Direktur Eksekutif Komite Pemantau Pelaksanaan Otonomi Daerah (KPPOD), Robert Endi Jaweng, memandang dua kasus korupsi berjamaah ini menunjukkan model hubungan kolusi antara pemimpin daerah dan anggota dewannya, dengan hubungan yang berlangsung adem ayem, tapi sesungguhnya seperti 'pasar gelap kekuasaan'.
"Mereka berkongkalikong, bahkan bersengkongkol untuk merampok uang negara tapi dengan cara-cara yang tidak terlihat di permukaan," ujar Robert kepada BBC Indonesia.

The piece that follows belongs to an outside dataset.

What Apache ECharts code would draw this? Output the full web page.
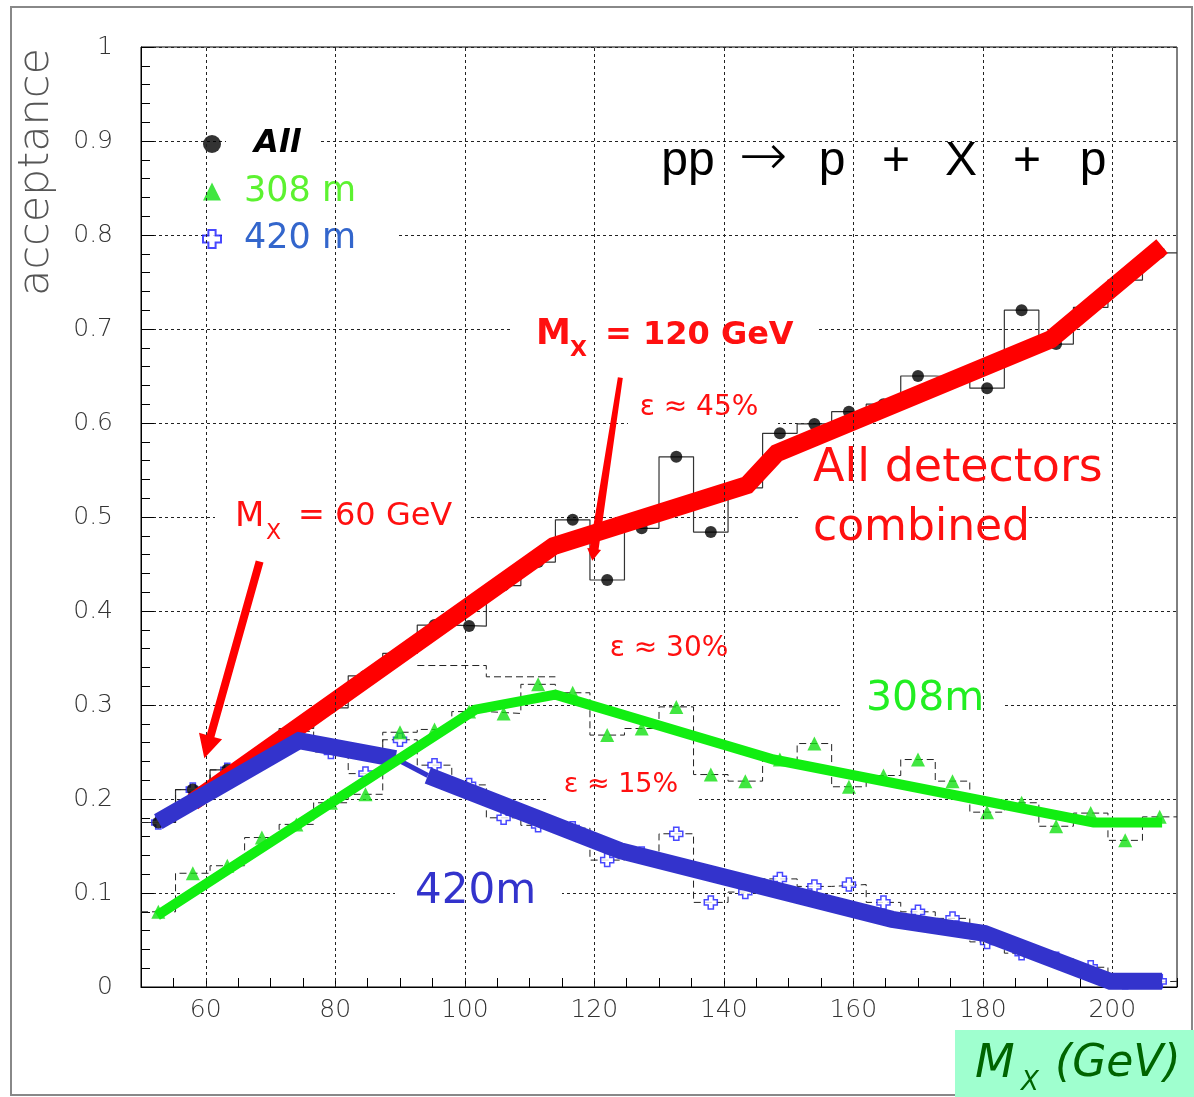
<!DOCTYPE html>
<html><head><meta charset="utf-8">
<script src="https://cdn.jsdelivr.net/npm/echarts@6/dist/echarts.min.js"></script>
<style>html,body{margin:0;padding:0;background:#fff}#c{width:1194px;height:1097px}</style>
</head><body><div id="c"></div>
<script>
// ---- data ----
const binCenters = [52.67,58,63.33,68.67,74,79.33,84.67,90,95.33,100.67,106,111.33,116.67,122,127.33,132.67,138,143.33,148.67,154,159.33,164.67,170,175.33,180.67,186,191.33,196.67,202,207.33];
const accAll = [0.175,0.210,0.231,0.243,0.275,0.297,0.331,0.355,0.385,0.384,0.427,0.452,0.497,0.433,0.488,0.564,0.484,0.531,0.589,0.599,0.612,0.620,0.650,0.648,0.637,0.720,0.684,0.723,0.752,0.781];
const acc308 = [0.080,0.121,0.129,0.159,0.173,0.196,0.205,0.271,0.274,0.293,0.291,0.322,0.313,0.268,0.275,0.298,0.226,0.219,0.242,0.259,0.213,0.225,0.242,0.219,0.186,0.196,0.171,0.185,0.156,0.181];
const acc420 = [0.175,0.210,0.231,0.243,0.272,0.250,0.227,0.263,0.236,0.215,0.180,0.172,0.169,0.135,0.142,0.163,0.090,0.101,0.115,0.107,0.109,0.090,0.080,0.073,0.048,0.036,0.030,0.021,0.005,0.006];
const extraHistEdges = [92.67,103.33,114];
const extraHistVals = [0.342,0.330];
// hand-drawn trend lines
const fitAllX = [58,113.7,143.6,148.2,190.5,207.7];
const fitAllY = [0.197,0.469,0.534,0.568,0.689,0.788];
const fit308X = [52.5,101.6,114,147.7,197.1,207.7];
const fit308Y = [0.076,0.295,0.311,0.242,0.175,0.175];
const fit420aX = [52.67,74.4,89.3];
const fit420aY = [0.176,0.262,0.243];
const fit420thinX = [89.3,94.3];
const fit420thinY = [0.243,0.225];
const fit420bX = [94.3,124,166,180.3,199.7,207.7];
const fit420bY = [0.225,0.145,0.072,0.057,0.006,0.006];
const xTickLabels = [60,80,100,120,140,160,180,200];
// annotation arrows (data coordinates)
const arrow60 = {tail:[68.32,0.4527], tip:[59.78,0.2434]};
const arrow120 = {tail:[124.03,0.6482], tip:[119.70,0.4534]};

const pairs = (xs, ys) => xs.map((x,i)=>[x, ys[i]]);
const halfW = (binCenters[1]-binCenters[0])/2;
function histPts(vals){ const p=[]; vals.forEach((v,i)=>{p.push([binCenters[i]-halfW,v]);p.push([binCenters[i]+halfW,v]);}); return p; }
function histEdgePts(edges, vals){ const p=[]; vals.forEach((v,i)=>{p.push([edges[i],v]);p.push([edges[i+1],v]);}); return p; }

const crossPath = 'path://M3,0 L7,0 L7,3 L10,3 L10,7 L7,7 L7,10 L3,10 L3,7 L0,7 L0,3 L3,3 Z';
const lblFont = 'DejaVu Sans';

const chart = echarts.init(document.getElementById('c'), null, {renderer:'canvas'});
const option = {
  animation:false,
  backgroundColor:'#fff',
  grid:{left:141, right:17, top:47, bottom:110, show:true, borderColor:'#000', borderWidth:1, backgroundColor:'transparent', outerBoundsMode:'none'},
  xAxis:{type:'value', min:50, max:210, interval:5,
    axisLine:{show:true, lineStyle:{color:'#000', width:1}},
    axisTick:{show:true, inside:true, length:9, lineStyle:{color:'#000'}},
    axisLabel:{margin:11, fontSize:25, color:'#333', fontFamily:lblFont, fontWeight:200,
      formatter:v=>{const r=Math.round(v); return (Math.abs(v-r)<1e-6 && xTickLabels.includes(r)) ? String(r) : '';}},
    splitLine:{show:false}},
  yAxis:{type:'value', min:0, max:1, interval:0.1,
    axisLine:{show:true, lineStyle:{color:'#000', width:1}},
    axisTick:{show:true, inside:true, length:13, lineStyle:{color:'#000'}},
    minorTick:{show:true, splitNumber:5, length:9, lineStyle:{color:'#000'}},
    axisLabel:{margin:28, fontSize:25, color:'#333', fontFamily:lblFont, fontWeight:200},
    splitLine:{show:true, lineStyle:{color:'#222', width:1, type:[3,3]}}},
  legend:{orient:'vertical', left:197, top:119, itemWidth:18, itemHeight:18, itemGap:7.5, selectedMode:false,
    textStyle:{fontFamily:lblFont, fontSize:35, lineHeight:40},
    data:[
      {name:'All', icon:'circle', textStyle:{fontFamily:lblFont, fontWeight:'bold', fontStyle:'italic', fontSize:32, color:'#000', padding:[0,0,0,28]}},
      {name:'308 m', icon:'triangle', textStyle:{fontFamily:lblFont, fontSize:35, color:'#5cf230', padding:[0,0,0,18]}},
      {name:'420 m', icon:crossPath, textStyle:{fontFamily:lblFont, fontSize:35, color:'#3366cc', padding:[0,0,0,18]}}
    ]},
  series:[
    {name:'xgrid', type:'line', z:0, data:[[50,0]], symbol:'none', lineStyle:{width:0}, silent:true,
      markLine:{silent:true, symbol:['none','none'], label:{show:false}, animation:false,
        lineStyle:{color:'#222', width:1, type:[3,3]},
        data:xTickLabels.map(v=>({xAxis:v}))}},
    {name:'histAll', type:'line', z:2, data:histPts(accAll), symbol:'none', lineStyle:{color:'#333', width:1.2}},
    {name:'hist308', type:'line', z:2, data:histPts(acc308), symbol:'none', lineStyle:{color:'#222', width:1, type:[7,4]}},
    {name:'hist420', type:'line', z:2, data:histPts(acc420), symbol:'none', lineStyle:{color:'#222', width:1, type:[7,4]}},
    {name:'histExtra', type:'line', z:2, data:histEdgePts(extraHistEdges, extraHistVals), symbol:'none', lineStyle:{color:'#222', width:1, type:[7,4]}},
    {name:'420 m', type:'scatter', z:3, data:pairs(binCenters, acc420), symbol:crossPath, symbolSize:13,
      itemStyle:{color:'#fff', borderColor:'#1a1aff', borderWidth:1.5}},
    {name:'308 m', type:'scatter', z:3, data:pairs(binCenters, acc308), symbol:'triangle', symbolSize:14,
      itemStyle:{color:'#11e011'}},
    {name:'All', type:'scatter', z:3, data:pairs(binCenters, accAll), symbol:'circle', symbolSize:12,
      itemStyle:{color:'#000'}},
    {name:'fitAll', type:'line', z:4, data:pairs(fitAllX, fitAllY), symbol:'none', lineStyle:{color:'#ff0000', width:18, cap:'butt', join:'miter'}},
    {name:'fit420a', type:'line', z:5, data:pairs(fit420aX, fit420aY), symbol:'none', lineStyle:{color:'#3333cc', width:17, cap:'butt', join:'miter'}},
    {name:'fit420thin', type:'line', z:5, data:pairs(fit420thinX, fit420thinY), symbol:'none', lineStyle:{color:'#3333cc', width:5, cap:'butt'}},
    {name:'fit420b', type:'line', z:5, data:pairs(fit420bX, fit420bY), symbol:'none', lineStyle:{color:'#3333cc', width:17, cap:'butt', join:'miter'}},
    {name:'fit308', type:'line', z:6, data:pairs(fit308X, fit308Y), symbol:'none', lineStyle:{color:'#11ee11', width:10, cap:'butt', join:'miter'}}
  ]
};
chart.setOption(option);

function arrowPoly(tail, tip, w0, w1, headLen, headHalf){
  const a = chart.convertToPixel({gridIndex:0}, tail), b = chart.convertToPixel({gridIndex:0}, tip);
  const dx=b[0]-a[0], dy=b[1]-a[1], L=Math.hypot(dx,dy), ux=dx/L, uy=dy/L, nx=-uy, ny=ux;
  const bx=b[0]-ux*headLen, by=b[1]-uy*headLen;
  return [[a[0]+nx*w0/2,a[1]+ny*w0/2],[bx+nx*w1/2,by+ny*w1/2],[bx+nx*headHalf,by+ny*headHalf],[b[0],b[1]],
          [bx-nx*headHalf,by-ny*headHalf],[bx-nx*w1/2,by-ny*w1/2],[a[0]-nx*w0/2,a[1]-ny*w0/2]];
}
function T(text, x, y, font, fill, align, extra){
  return Object.assign({type:'text', z:20, silent:true, style:{text, x, y, font, fill, align:align||'left', verticalAlign:'middle', textAlign:align||'left', textVerticalAlign:'middle'}}, extra||{});
}
function W(x,y,w,h){ return {type:'rect', z:1, silent:true, shape:{x,y,width:w,height:h}, style:{fill:'#fff'}}; }

const red='#ff1010', comic='"DejaVu Sans"';
const els = [
  {type:'rect', z:0, silent:true, shape:{x:11,y:7,width:1181,height:1088}, style:{fill:'none', stroke:'#888', lineWidth:2}},
  {type:'rect', z:30, silent:true, shape:{x:955,y:1030,width:239,height:67}, style:{fill:'#9fffcf'}},
  W(226,122,92,38), W(222,216,176,40), W(513,300,304,72), W(628,372,150,68), W(215,485,256,65),
  W(800,436,310,62), W(800,498,222,62), W(600,628,145,44), W(547,765,150,52), W(842,662,163,80), W(395,852,167,80),
  T('acceptance', 0, 0, '200 43px "DejaVu Sans"', '#555', 'center', {x:37, y:172, rotation:Math.PI/2}),
  // title
  T('pp', 688, 162, '48px "Liberation Sans"', '#000', 'center'),
  T('\u2192', 763, 160, '200 58px "DejaVu Sans"', '#000', 'center'),
  T('p', 832, 162, '48px "Liberation Sans"', '#000', 'center'),
  T('+', 896, 162, '48px "Liberation Sans"', '#000', 'center'),
  T('X', 961, 162, '48px "Liberation Sans"', '#000', 'center'),
  T('+', 1027, 162, '48px "Liberation Sans"', '#000', 'center'),
  T('p', 1093, 162, '48px "Liberation Sans"', '#000', 'center'),
  // M_X = 120 GeV
  T('M', 536, 335, 'bold 35px '+comic, red),
  T('X', 570, 350, 'bold 22px '+comic, red),
  T('= 120 GeV', 605, 336, 'bold 32px '+comic, red),
  // M_X = 60 GeV
  T('M', 235, 517, '34px '+comic, red),
  T('X', 266, 533, '22px '+comic, red),
  T('= 60 GeV', 298, 517, '32px '+comic, red),
  T('\u03b5 \u2248 45%', 699, 408, '28px '+comic, red, 'center'),
  T('\u03b5 \u2248 30%', 669, 649, '28px '+comic, red, 'center'),
  T('\u03b5 \u2248 15%', 621, 785, '27px '+comic, red, 'center'),
  T('All detectors', 813, 469, '46px '+comic, red),
  T('combined', 813, 529, '44px '+comic, red),
  T('308m', 866, 699, '41px '+comic, '#22ee22'),
  T('420m', 415, 892, '42px '+comic, '#3333cc'),
  // axis title box
  T('M', 975, 1065, 'italic 46px '+comic, '#006400', 'left', {z:31}),
  T('X', 1021, 1083, 'italic 26px '+comic, '#006400', 'left', {z:31}),
  T('(GeV)', 1055, 1065, 'italic 44px '+comic, '#006400', 'left', {z:31}),
  {type:'polygon', z:25, silent:true, shape:{points:arrowPoly(arrow60.tail, arrow60.tip, 8, 8, 23, 12)}, style:{fill:'#ff0000'}},
  {type:'polygon', z:25, silent:true, shape:{points:arrowPoly(arrow120.tail, arrow120.tip, 5, 9, 12, 7)}, style:{fill:'#ff0000'}}
];
chart.setOption({graphic:{elements:els}});
</script></body></html>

Dia mencontohkan, mantan Gubernur Sumatra Utara Gatot Pujo Nugroho yang dinilai berhasil meredam dinamika politik di daerahnya: "Namun bukan karena kemampuan dia untuk meyakinkan DPRD dengan program berkualitas, melainkan dengan menyuap atau menyogok anggota DPR."
"Sama seperti yang terjadi di kota Malang, sudah disahkan APBD tapi sudah dialokasikan proyek-proyek yang nantinya ketika APBD dijalankan anggota APBD bisa mendapat jatah proyek itu," imbuh Robert.
Direktur Pusat Kajian Anti Korupsi Universitas Gadjah Mada (Pukat UGM), Zainal Arifin Mochtar, berpendapat peluang kolusi itu terjadi sebaga imbas dari otonomi daerah, dengan banyaknya kewenangan yang kemudian disematkan kepada kepala daerah dan DPRD, termasuk soal anggaran.
"Alih-alih membahas bersama demi kemakmuran rakyat kadang-kadang mereka membahas bersama dalam rangka merumuskan siapa yang akan mendapatkan proyek, karena kemudian mereka juga sudah menjanjikan sesuatu ketika pilkada," ujar Zainal.
Sementara Menteri Dalam Negeri Tjahjo Kumolo meminta para kepala daerah untuk belajar dari kasus korupsi yang menjerat puluhan anggota dan mantan anggota DPRD Sumatra Utara.
Dia meminta para kepala daerah untuk tidak main-main ketika menyusun anggaran dengan DPRD.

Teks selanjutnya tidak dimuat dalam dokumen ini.